Proposals to Extend Estate Tax Favor Wealthy Over Lower- Income Working Families

The House and Senate Republican leaderships have each proposed tax packages that would extend for one year the lucrative estate-tax rules that were enacted as part of the compromise tax-cut legislation at the end of 2010.  Compared to President Obama’s proposal to reinstate the already generous 2009 estate-tax rules, the Republican leadership proposals would deliver an average of more than $1 million in tax breaks apiece to the three wealthiest of every 1,000 estates.

These proposals ignore the agreement of two years ago between the President and Congress, as our new analysis explains.  That’s because while they want to continue the estate-tax giveaway for the wealthiest Americans, Republican leaders also propose to terminate tax-credit improvements for working-poor and near-poor families and students.

Policymakers first enacted those improvements — to the Child Tax Credit (CTC), the Earned Income Tax Credit (EITC), and the American Opportunity Tax Credit — in the 2009 Recovery Act.  The 2010 legislation extended them through 2012.

Letting these improvements expire would deliver a financial blow to low- and moderate-income people:

  • Failure to extend the CTC improvements — worth more than $800 on average per affected family — would affect 8.9 million working families (with 16.4 million children) in 2013.
  • Failure to extend the EITC improvements — worth more than $500 on average per affected family — would affect 6.5 million working families (with 15.9 million children) in 2013.
  • A married couple with three children with earnings equal to the estimated 2013 poverty line will receive $1,934 less in EITC and CTC benefits combined. (Note:  this post has been revised to reflect that the married couple has three children.)
  • Ending the American Opportunity Tax Credit improvements will mean that many students will face a reduction in federal financial assistance even as college costs continue to rise.

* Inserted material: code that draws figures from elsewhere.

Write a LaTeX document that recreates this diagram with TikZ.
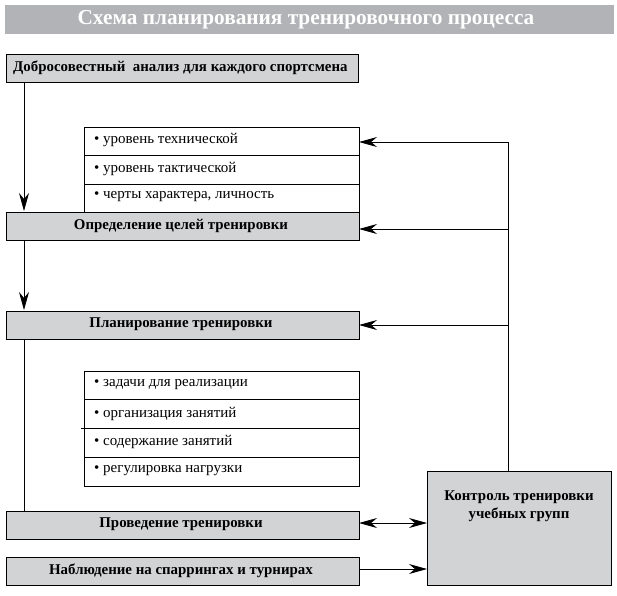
\documentclass[tikz,border=0pt]{standalone}
\usepackage{fontspec}
\setmainfont{Liberation Serif}
\usetikzlibrary{arrows.meta}
\definecolor{titlegray}{RGB}{178,179,183}
\definecolor{boxgray}{RGB}{209,211,212}
\tikzset{
  graybox/.style={draw=black, line width=0.9pt, fill=boxgray, inner sep=0pt},
  listbox/.style={draw=black, line width=0.7pt, fill=white, inner sep=0pt},
  boxtext/.style={font=\bfseries\fontsize{14.9}{18}\selectfont, inner sep=0pt},
  itemtext/.style={font=\fontsize{15}{18}\selectfont, inner sep=0pt, anchor=west},
  conn/.style={line width=0.8pt},
  tip/.tip={Stealth[length=18pt, width=10pt, inset=6pt]},
  arr/.style={conn, -tip},
}
\begin{document}
\begin{tikzpicture}[x=1pt, y=-1pt]
\useasboundingbox (0,0) rectangle (617,595);
% title
\fill[titlegray] (5,5) rectangle (614,34);
\node[font=\bfseries\fontsize{21.3}{24}\selectfont, text=white, inner sep=0pt] (title) at (306,19.5) {Схема планирования тренировочного процесса};
% box 1
\draw[graybox] (6,54) rectangle (358,82);
\node[boxtext, anchor=west] (b1) at (13,68) {Добросовестный\ \ анализ для каждого спортсмена};
% list 1
\draw[listbox] (84,127) rectangle (359,212);
\draw[line width=0.7pt] (84,155.5) -- (359,155.5) (84,184) -- (359,184);
\node[itemtext] (l1a) at (94,139.5) {\textbullet\ уровень технической};
\node[itemtext] (l1b) at (94,168.5) {\textbullet\ уровень тактической};
\node[itemtext] (l1c) at (94,197) {\textbullet\ черты характера, личность};
% box 2
\draw[graybox] (6,212) rectangle (359,240);
\node[boxtext] (b2) at (181,225.5) {Определение целей тренировки};
% box 3
\draw[graybox] (6,311) rectangle (359,339);
\node[boxtext] (b3) at (181,324.5) {Планирование тренировки};
% list 2
\draw[listbox] (84,371) rectangle (359,486);
\draw[line width=0.7pt] (84,399.5) -- (359,399.5) (81,428) -- (359,428) (84,457) -- (359,457);
\node[itemtext] (l2a) at (94,385) {\textbullet\ задачи для реализации};
\node[itemtext] (l2b) at (94,413.5) {\textbullet\ организация занятий};
\node[itemtext] (l2c) at (94,442) {\textbullet\ содержание занятий};
\node[itemtext] (l2d) at (94,471) {\textbullet\ регулировка нагрузки};
% box 4
\draw[graybox] (6,511) rectangle (359,539);
\node[boxtext] (b4) at (181,524.5) {Проведение тренировки};
% box 5
\draw[graybox] (6,557) rectangle (359,585);
\node[boxtext] (b5) at (181,570.5) {Наблюдение на спаррингах и турнирах};
% control box
\draw[graybox] (427,471) rectangle (611,585);
\node[boxtext, align=center] (ctl) at (519,506) {Контроль тренировки\\учебных групп};
% coordinates
\coordinate (p1) at (24,82);
\coordinate (p2) at (24,211);
\coordinate (p3) at (24,240);
\coordinate (p4) at (24,310);
\coordinate (p5) at (24,339);
\coordinate (p6) at (24,511);
\coordinate (v0) at (508,142);
\coordinate (v1) at (508,229);
\coordinate (v2) at (508,325);
\coordinate (vb) at (508,471);
\coordinate (e1) at (359,142);
\coordinate (e2) at (359,229);
\coordinate (e3) at (359,325);
\coordinate (e4) at (359,523);
\coordinate (c4) at (427,523);
\coordinate (e5) at (359,569);
\coordinate (c5) at (427,569);
% connectors
\draw[arr] (p1) -- (p2);
\draw[arr] (p3) -- (p4);
\draw[conn] (p5) -- (p6);
\draw[conn] (vb) -- (v0);
\draw[arr] (v0) -- (e1);
\draw[arr] (v1) -- (e2);
\draw[arr] (v2) -- (e3);
\draw[conn, tip-tip] (e4) -- (c4);
\draw[arr] (e5) -- (c5);
\end{tikzpicture}
\end{document}
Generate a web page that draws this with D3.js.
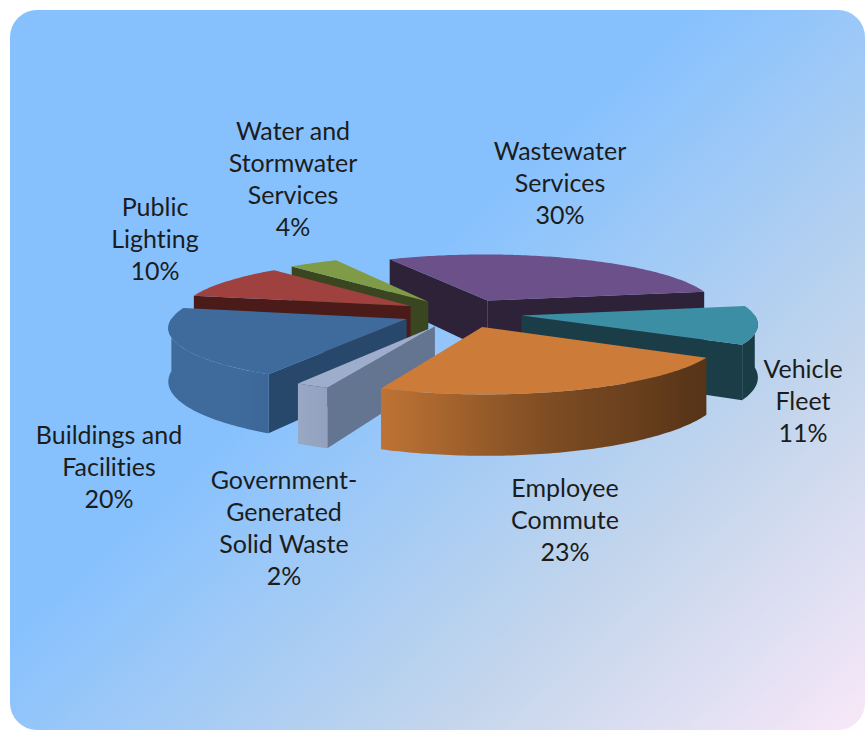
<!DOCTYPE html>
<html>
<head>
<meta charset="utf-8">
<script src="https://cdn.jsdelivr.net/npm/d3@7"></script>
<style>
  html, body { margin: 0; padding: 0; background: #ffffff; }
  svg { display: block; }
  .lbl { font-family: Lato, "Noto Sans", sans-serif; font-size: 25px; fill: #1c1c1c;
         font-variant-ligatures: none; }
</style>
</head>
<body>
<svg id="chart" width="865" height="732"></svg>
<script>
// Chart data (clockwise from the back of the pie)
var categories = ["Wastewater Services", "Vehicle Fleet", "Employee Commute",
  "Government-Generated Solid Waste", "Buildings and Facilities",
  "Public Lighting", "Water and Stormwater Services"];
var values = [30, 11, 23, 2, 20, 10, 4];
var labelLines = [
  ["Wastewater", "Services"],
  ["Vehicle", "Fleet"],
  ["Employee", "Commute"],
  ["Government-", "Generated", "Solid Waste"],
  ["Buildings and", "Facilities"],
  ["Public", "Lighting"],
  ["Water and", "Stormwater", "Services"]
];

// Styles
var topColors  = ["#6b508a", "#3b8ea4", "#cc7b38", "#9dadcb", "#3e6a9c", "#9e413f", "#7f9b47"];
var sideColors = ["#2e2239", "#1a3d47", "#563418", "#637590", "#27476b", "#4b1b19", "#394620"];
// label anchor: centre x, first baseline
var labelPos = [[560, 160], [803, 378], [565, 497], [284, 489], [109, 444], [155, 216], [293, 140]];

// 3D pie geometry
var cx = 462, cy = 313,
    R = 232,          // radius
    S = 0.237,        // vertical squash of the pie plane
    DP = 1811,        // perspective distance
    H = 51.6,         // thickness
    EXP = 60,         // explosion distance
    startDeg = -28;

var svg = d3.select("#chart");
var defs = svg.append("defs");

// Background panel
var bg = defs.append("linearGradient")
  .attr("id", "bg")
  .attr("gradientUnits", "userSpaceOnUse")
  .attr("x1", 700).attr("y1", 0)
  .attr("x2", 1139).attr("y2", 480);
bg.append("stop").attr("offset", 0).attr("stop-color", "#86c1fe");
bg.append("stop").attr("offset", 0.55).attr("stop-color", "#c2d5ec");
bg.append("stop").attr("offset", 1).attr("stop-color", "#f8e8f8");

svg.append("rect")
  .attr("x", 10).attr("y", 10)
  .attr("width", 855).attr("height", 720)
  .attr("rx", 27).attr("ry", 27)
  .attr("fill", "url(#bg)");

// Angles
var toRad = Math.PI / 180;
var pie = d3.pie().sort(null).value(function(d) { return d; })
  .startAngle(startDeg * toRad)
  .endAngle(startDeg * toRad + 2 * Math.PI);
var arcs = pie(values);

function proj(X, Y, Z) {
  var p = 1 / (1 + Y / DP);
  return [cx + X * p, cy - (Y * S + Z) * p];
}

// rim lighting by angle of the outer surface
var shade = d3.scaleLinear()
  .domain([90, 125, 165, 200, 215, 270])
  .range([0.42, 0.42, 0.6, 0.92, 1, 1])
  .clamp(true);

function shadeColor(c, f) {
  var rgb = d3.rgb(c);
  return d3.rgb(rgb.r * f, rgb.g * f, rgb.b * f).formatHex();
}

var line = d3.line();

var slices = arcs.map(function(a, i) {
  var mid = (a.startAngle + a.endAngle) / 2;
  return {
    i: i, a0: a.startAngle, a1: a.endAngle, mid: mid,
    ox: EXP * Math.sin(mid), oy: EXP * Math.cos(mid)
  };
});

// paint from back to front
var order = slices.slice().sort(function(a, b) {
  return Math.cos(b.mid) - Math.cos(a.mid);
});

order.forEach(function(s) {
  var g = svg.append("g").attr("class", "slice");
  function pt(t, r, z) {
    return proj(s.ox + r * Math.sin(t), s.oy + r * Math.cos(t), z);
  }
  function arcPts(t0, t1, z) {
    var n = Math.max(2, Math.ceil(Math.abs(t1 - t0) / toRad));
    return d3.range(n + 1).map(function(k) {
      return pt(t0 + (t1 - t0) * k / n, R, z);
    });
  }

  // radial face at start angle
  if (Math.sin(s.a0) < 0) {
    g.append("path")
      .attr("d", line([pt(0, 0, 0), pt(s.a0, R, 0), pt(s.a0, R, -H), pt(0, 0, -H)]) + "Z")
      .attr("fill", sideColors[s.i]);
  }
  // radial face at end angle
  if (Math.sin(s.a1) > 0) {
    g.append("path")
      .attr("d", line([pt(0, 0, 0), pt(s.a1, R, 0), pt(s.a1, R, -H), pt(0, 0, -H)]) + "Z")
      .attr("fill", sideColors[s.i]);
  }

  // outer rim, front half only
  var t0 = Math.max(s.a0, Math.PI / 2), t1 = Math.min(s.a1, 3 * Math.PI / 2);
  if (t1 > t0) {
    var x1 = pt(t0, R, 0)[0], x2 = pt(t1, R, 0)[0];
    var gid = "rim" + s.i;
    var grad = defs.append("linearGradient")
      .attr("id", gid)
      .attr("gradientUnits", "userSpaceOnUse")
      .attr("x1", x1).attr("y1", 0).attr("x2", x2).attr("y2", 0);
    d3.range(9).forEach(function(k) {
      var t = t0 + (t1 - t0) * k / 8;
      var off = (pt(t, R, 0)[0] - x1) / (x2 - x1);
      grad.append("stop")
        .attr("offset", Math.max(0, Math.min(1, off)))
        .attr("stop-color", shadeColor(topColors[s.i], shade(t / toRad)));
    });
    var rim = arcPts(t0, t1, 0).concat(arcPts(t1, t0, -H));
    g.append("path")
      .attr("d", line(rim) + "Z")
      .attr("fill", "url(#" + gid + ")");
  }

  // top face
  var top = [pt(0, 0, 0)].concat(arcPts(s.a0, s.a1, 0));
  g.append("path")
    .attr("d", line(top) + "Z")
    .attr("fill", topColors[s.i]);
});

// Data labels
var lineH = 32;
var labels = svg.append("g").attr("class", "labels");
categories.forEach(function(name, i) {
  var t = labels.append("text")
    .attr("class", "lbl")
    .attr("text-anchor", "middle")
    .attr("x", labelPos[i][0])
    .attr("y", labelPos[i][1]);
  labelLines[i].concat([values[i] + "%"]).forEach(function(txt, k) {
    t.append("tspan")
      .attr("x", labelPos[i][0])
      .attr("dy", k === 0 ? 0 : lineH)
      .text(txt);
  });
});
</script>
</body>
</html>
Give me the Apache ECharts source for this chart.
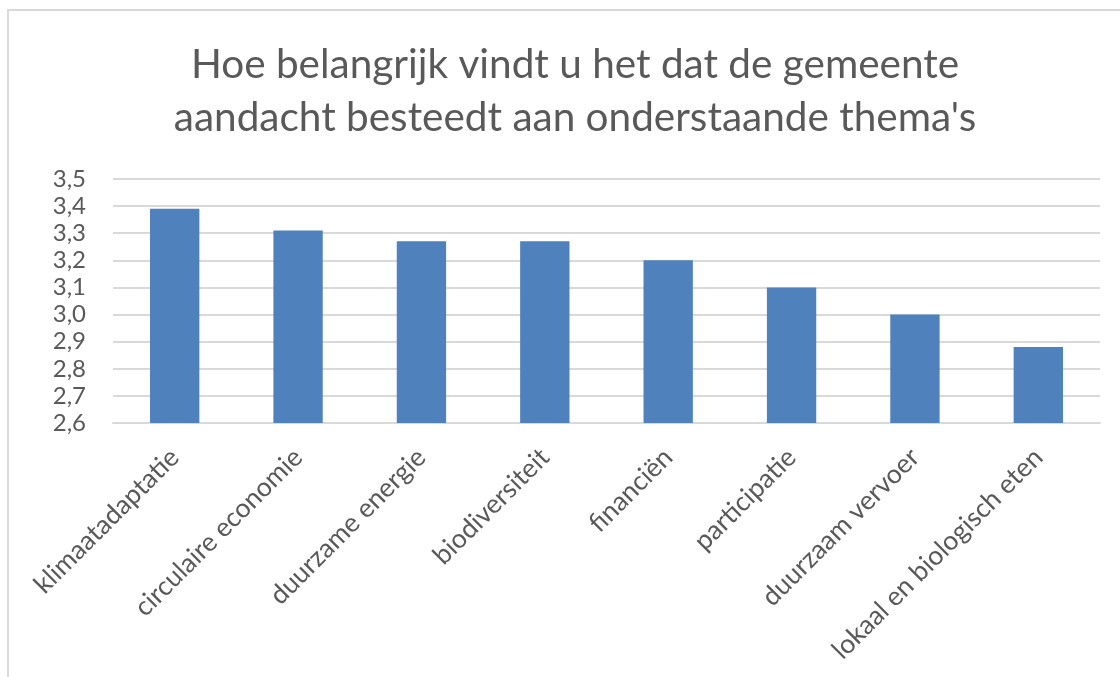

Taken together, failure to extend the CTC and EITC improvements would affect more than 13 million working-poor and near-poor families (including nearly 26 million children) in 2013, the Institute on Taxation and Economic Policy estimates.  (The Treasury Department estimates that failure to extend all of the refundable credit improvements in the 2010 legislation — including the expansion of the American Opportunity Tax Credit improvements that defray a portion of higher education costs, as well as the EITC and CTC improvements — would affect 25 million families with incomes below $250,000.)